Even on the roof of the world, at an altitude of more than 8,800 metres, the coronavirus epidemic is still raging. To avoid the risk of contamination by climbers, China has decided to install a separation line on the summit of Everest marking the border with Nepal, where the health situation is worrying.
COVID-19 cases at Everest base camp
The restriction follows several cases of infection at the 5364-metre Everest base camp, where climbers gather each year to adapt to the altitude and lack of oxygen before starting their final ascent. According to reports by the BBC, officials at the camp in Nepal have reported 17 cases of climbers with symptoms who have been referred to hospital in Kathmandu.
This was confirmed by a correspondent for CNN, The Guardian and the Nepali Times on Twitter.
A very narrow summit
The summit is particularly narrow and it is not yet clear how the separation line will be drawn to separate the northern (China side) and southern (Nepal side) climbers. The president of the Nepalese Mountaineering Association expressed his incomprehension to AFP:
I am not aware of the (Chinese) decision but there is only one summit and it would be almost impossible to create a separation between climbers from both sides.

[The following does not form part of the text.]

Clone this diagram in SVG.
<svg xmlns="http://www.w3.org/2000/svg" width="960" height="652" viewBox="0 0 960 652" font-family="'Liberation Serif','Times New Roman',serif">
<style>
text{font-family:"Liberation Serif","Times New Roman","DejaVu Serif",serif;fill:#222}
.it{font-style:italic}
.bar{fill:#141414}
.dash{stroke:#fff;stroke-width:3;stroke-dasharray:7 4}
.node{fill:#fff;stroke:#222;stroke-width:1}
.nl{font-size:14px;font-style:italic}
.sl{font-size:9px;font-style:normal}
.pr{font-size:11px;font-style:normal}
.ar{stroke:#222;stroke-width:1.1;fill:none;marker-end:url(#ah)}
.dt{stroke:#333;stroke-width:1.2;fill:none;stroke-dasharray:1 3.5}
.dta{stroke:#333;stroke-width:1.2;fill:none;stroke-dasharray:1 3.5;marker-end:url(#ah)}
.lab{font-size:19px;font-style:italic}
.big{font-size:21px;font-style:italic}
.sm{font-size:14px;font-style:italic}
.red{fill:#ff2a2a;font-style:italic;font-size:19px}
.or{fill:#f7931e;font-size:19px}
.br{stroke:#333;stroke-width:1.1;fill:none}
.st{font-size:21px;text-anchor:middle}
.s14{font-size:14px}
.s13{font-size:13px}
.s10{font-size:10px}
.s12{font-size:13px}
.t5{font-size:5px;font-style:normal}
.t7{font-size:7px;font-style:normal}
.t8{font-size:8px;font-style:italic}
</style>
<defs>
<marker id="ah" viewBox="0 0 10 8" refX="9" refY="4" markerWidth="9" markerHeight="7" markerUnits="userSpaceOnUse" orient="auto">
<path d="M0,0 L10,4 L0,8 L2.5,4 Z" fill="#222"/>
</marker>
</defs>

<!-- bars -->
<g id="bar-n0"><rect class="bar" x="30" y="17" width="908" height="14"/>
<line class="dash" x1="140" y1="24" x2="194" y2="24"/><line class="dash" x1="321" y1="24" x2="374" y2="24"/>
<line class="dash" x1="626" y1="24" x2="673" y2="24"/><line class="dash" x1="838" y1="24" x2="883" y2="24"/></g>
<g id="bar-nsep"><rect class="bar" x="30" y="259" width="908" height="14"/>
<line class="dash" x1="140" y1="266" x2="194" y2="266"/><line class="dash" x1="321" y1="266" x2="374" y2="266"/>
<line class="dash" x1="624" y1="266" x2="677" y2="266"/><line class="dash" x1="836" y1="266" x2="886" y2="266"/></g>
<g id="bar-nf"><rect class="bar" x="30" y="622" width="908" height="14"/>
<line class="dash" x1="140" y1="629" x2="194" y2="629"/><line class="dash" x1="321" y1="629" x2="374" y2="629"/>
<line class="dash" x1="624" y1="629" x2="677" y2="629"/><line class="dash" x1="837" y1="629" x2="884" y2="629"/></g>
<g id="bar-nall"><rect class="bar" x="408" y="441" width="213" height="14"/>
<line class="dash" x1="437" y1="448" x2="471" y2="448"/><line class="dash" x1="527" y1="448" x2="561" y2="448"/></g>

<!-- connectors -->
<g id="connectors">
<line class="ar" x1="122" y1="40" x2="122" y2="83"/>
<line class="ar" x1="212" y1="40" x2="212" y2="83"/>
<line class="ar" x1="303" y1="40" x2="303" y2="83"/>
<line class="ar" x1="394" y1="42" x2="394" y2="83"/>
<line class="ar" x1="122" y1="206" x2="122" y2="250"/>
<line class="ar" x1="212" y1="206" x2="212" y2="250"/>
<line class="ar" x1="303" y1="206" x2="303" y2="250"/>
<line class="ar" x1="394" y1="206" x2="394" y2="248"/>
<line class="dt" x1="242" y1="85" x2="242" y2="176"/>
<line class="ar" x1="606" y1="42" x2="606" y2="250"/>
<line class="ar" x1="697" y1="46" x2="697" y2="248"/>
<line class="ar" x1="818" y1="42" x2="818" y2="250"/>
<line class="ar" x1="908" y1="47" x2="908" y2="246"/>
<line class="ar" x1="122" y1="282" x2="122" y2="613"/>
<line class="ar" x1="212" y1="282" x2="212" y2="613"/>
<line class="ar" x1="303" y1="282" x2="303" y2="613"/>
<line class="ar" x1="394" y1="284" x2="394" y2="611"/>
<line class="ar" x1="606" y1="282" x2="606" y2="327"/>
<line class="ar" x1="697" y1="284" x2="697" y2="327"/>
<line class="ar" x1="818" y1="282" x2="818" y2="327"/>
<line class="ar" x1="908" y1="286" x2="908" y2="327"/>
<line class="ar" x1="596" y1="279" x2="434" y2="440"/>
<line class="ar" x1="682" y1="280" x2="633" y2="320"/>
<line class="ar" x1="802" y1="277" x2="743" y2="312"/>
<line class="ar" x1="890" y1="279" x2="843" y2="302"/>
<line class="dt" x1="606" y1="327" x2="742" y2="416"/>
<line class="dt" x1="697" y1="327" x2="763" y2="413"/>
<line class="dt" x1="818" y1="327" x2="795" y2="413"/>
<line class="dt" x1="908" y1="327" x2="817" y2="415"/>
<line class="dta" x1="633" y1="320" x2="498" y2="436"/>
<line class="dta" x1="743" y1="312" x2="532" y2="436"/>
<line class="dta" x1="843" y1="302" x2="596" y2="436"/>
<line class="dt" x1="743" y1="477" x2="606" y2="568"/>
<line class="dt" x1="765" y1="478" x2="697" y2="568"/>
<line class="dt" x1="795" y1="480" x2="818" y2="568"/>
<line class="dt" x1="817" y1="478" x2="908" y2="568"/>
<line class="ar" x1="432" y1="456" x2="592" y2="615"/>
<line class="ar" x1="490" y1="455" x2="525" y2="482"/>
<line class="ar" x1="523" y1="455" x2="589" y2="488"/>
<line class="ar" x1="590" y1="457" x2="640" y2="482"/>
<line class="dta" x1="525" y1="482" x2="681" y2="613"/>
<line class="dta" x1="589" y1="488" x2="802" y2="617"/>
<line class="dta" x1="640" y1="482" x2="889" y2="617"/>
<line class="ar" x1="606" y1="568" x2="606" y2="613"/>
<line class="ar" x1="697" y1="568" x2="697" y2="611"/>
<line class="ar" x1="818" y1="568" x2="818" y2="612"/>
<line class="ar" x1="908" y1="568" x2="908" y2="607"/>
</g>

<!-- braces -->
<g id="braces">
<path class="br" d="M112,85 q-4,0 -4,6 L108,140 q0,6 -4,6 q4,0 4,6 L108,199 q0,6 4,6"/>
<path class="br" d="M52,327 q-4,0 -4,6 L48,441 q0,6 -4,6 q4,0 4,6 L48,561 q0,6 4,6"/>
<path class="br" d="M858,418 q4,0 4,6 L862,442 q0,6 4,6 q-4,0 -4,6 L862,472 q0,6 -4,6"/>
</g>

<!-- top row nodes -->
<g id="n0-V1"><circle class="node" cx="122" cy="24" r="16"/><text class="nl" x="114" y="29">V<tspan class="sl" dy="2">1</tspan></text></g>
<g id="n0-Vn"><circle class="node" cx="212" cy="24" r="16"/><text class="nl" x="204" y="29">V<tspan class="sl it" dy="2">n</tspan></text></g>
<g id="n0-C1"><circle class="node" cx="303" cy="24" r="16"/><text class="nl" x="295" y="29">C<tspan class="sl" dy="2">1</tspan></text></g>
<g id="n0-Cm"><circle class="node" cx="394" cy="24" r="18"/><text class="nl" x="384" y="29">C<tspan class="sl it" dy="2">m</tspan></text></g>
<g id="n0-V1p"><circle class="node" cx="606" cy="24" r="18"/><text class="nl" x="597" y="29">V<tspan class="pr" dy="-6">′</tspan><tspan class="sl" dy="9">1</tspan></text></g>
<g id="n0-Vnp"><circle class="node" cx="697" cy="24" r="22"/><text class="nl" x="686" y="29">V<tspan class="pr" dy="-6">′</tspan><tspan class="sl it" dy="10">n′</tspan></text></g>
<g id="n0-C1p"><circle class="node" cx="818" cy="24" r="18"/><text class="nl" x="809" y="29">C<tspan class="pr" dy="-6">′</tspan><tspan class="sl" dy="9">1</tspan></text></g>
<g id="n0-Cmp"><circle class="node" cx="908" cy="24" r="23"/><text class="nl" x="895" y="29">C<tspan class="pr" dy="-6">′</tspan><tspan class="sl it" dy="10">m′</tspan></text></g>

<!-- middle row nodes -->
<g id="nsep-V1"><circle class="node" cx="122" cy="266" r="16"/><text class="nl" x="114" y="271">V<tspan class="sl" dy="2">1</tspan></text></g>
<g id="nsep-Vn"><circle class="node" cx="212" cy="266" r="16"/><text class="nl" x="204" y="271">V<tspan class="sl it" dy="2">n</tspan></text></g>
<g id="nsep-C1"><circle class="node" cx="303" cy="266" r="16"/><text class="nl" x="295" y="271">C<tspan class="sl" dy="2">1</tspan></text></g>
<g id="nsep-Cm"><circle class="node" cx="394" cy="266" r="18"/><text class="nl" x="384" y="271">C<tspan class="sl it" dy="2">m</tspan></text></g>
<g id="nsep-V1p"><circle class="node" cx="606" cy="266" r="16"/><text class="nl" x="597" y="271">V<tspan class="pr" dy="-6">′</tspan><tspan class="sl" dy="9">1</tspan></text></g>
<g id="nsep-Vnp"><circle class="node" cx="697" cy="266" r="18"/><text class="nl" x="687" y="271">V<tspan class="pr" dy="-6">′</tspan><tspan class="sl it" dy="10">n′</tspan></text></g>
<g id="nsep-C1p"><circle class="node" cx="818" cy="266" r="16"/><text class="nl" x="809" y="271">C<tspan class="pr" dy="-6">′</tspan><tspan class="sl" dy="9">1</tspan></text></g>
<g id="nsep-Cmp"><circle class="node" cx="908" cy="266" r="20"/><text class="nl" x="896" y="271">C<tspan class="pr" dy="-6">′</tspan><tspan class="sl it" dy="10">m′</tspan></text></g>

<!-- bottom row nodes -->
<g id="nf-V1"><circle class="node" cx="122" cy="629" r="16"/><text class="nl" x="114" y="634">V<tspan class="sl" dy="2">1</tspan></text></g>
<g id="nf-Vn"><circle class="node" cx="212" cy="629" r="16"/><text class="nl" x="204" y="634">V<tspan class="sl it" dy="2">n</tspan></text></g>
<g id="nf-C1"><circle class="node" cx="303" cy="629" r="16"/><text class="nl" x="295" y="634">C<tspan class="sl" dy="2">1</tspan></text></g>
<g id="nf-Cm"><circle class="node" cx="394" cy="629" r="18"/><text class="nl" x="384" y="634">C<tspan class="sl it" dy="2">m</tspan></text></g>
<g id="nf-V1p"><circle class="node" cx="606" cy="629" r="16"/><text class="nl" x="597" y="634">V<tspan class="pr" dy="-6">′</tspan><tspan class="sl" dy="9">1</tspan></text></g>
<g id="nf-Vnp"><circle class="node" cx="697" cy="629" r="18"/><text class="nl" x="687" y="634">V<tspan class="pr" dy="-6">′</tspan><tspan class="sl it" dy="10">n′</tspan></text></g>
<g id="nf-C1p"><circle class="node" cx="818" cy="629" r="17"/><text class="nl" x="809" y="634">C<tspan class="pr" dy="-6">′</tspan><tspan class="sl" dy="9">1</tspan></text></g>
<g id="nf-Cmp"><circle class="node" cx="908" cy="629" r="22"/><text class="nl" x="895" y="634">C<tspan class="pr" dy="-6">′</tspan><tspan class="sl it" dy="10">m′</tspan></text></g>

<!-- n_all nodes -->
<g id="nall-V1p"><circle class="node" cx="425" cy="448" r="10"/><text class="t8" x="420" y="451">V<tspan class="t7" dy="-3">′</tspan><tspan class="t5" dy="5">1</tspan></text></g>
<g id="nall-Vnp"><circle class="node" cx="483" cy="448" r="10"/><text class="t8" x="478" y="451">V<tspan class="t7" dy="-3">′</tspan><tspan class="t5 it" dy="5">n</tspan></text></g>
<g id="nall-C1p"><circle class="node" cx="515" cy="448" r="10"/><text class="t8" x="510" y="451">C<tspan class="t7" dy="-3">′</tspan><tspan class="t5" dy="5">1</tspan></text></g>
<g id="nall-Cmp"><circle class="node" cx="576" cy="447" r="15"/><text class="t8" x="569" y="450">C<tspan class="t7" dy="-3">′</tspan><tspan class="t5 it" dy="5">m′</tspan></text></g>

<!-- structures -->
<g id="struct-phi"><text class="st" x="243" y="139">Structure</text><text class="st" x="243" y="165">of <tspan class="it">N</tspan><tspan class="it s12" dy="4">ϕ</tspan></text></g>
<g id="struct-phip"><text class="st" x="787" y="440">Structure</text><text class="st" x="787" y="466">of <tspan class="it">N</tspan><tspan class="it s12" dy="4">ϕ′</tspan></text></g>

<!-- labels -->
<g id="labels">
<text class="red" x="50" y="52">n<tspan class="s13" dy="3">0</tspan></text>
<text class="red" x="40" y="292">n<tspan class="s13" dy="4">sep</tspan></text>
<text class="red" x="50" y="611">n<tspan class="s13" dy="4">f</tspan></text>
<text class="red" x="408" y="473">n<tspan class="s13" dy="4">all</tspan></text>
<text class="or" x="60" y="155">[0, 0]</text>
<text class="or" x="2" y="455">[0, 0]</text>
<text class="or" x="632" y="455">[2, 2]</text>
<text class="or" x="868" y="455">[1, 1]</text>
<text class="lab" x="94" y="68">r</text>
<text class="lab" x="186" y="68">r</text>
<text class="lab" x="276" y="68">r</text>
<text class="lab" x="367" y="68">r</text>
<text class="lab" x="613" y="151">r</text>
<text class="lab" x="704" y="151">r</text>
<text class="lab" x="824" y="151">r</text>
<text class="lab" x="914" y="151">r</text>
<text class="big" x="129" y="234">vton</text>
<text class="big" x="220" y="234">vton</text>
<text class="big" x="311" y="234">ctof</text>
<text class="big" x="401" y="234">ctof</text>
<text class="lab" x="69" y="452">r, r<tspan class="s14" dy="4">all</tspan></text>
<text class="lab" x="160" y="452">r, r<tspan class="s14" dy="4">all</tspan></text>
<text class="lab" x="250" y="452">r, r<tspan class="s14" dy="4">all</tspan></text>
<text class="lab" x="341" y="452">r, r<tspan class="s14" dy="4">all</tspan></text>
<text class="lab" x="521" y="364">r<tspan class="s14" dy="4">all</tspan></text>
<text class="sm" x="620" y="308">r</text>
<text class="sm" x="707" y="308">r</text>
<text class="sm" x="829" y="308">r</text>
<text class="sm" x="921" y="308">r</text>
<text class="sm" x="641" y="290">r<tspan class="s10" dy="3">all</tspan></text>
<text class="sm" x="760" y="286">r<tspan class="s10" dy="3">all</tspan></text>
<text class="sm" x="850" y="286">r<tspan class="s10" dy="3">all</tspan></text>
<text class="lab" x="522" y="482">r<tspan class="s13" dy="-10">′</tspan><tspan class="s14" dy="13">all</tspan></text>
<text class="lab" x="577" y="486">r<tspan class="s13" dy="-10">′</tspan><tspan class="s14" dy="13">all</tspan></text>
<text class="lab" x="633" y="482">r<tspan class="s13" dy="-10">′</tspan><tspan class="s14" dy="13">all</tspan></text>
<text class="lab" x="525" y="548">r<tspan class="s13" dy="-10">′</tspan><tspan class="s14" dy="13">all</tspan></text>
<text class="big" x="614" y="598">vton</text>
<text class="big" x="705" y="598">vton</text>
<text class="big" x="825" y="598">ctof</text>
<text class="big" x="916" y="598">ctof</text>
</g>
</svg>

It is also unclear how such a line would be enforced all the way up, as the lack of oxygen precludes any long-term surveillance stations.
Nepal, a country neighbouring India, is currently experiencing an outbreak of cases and deaths related to COVID-19. Nepal's Himalayan Times reported on Wednesday 5 May that more than 10 foreign climbers had been evacuated from the base camp of Mount Dhaulagiri after developing symptoms of the coronavirus.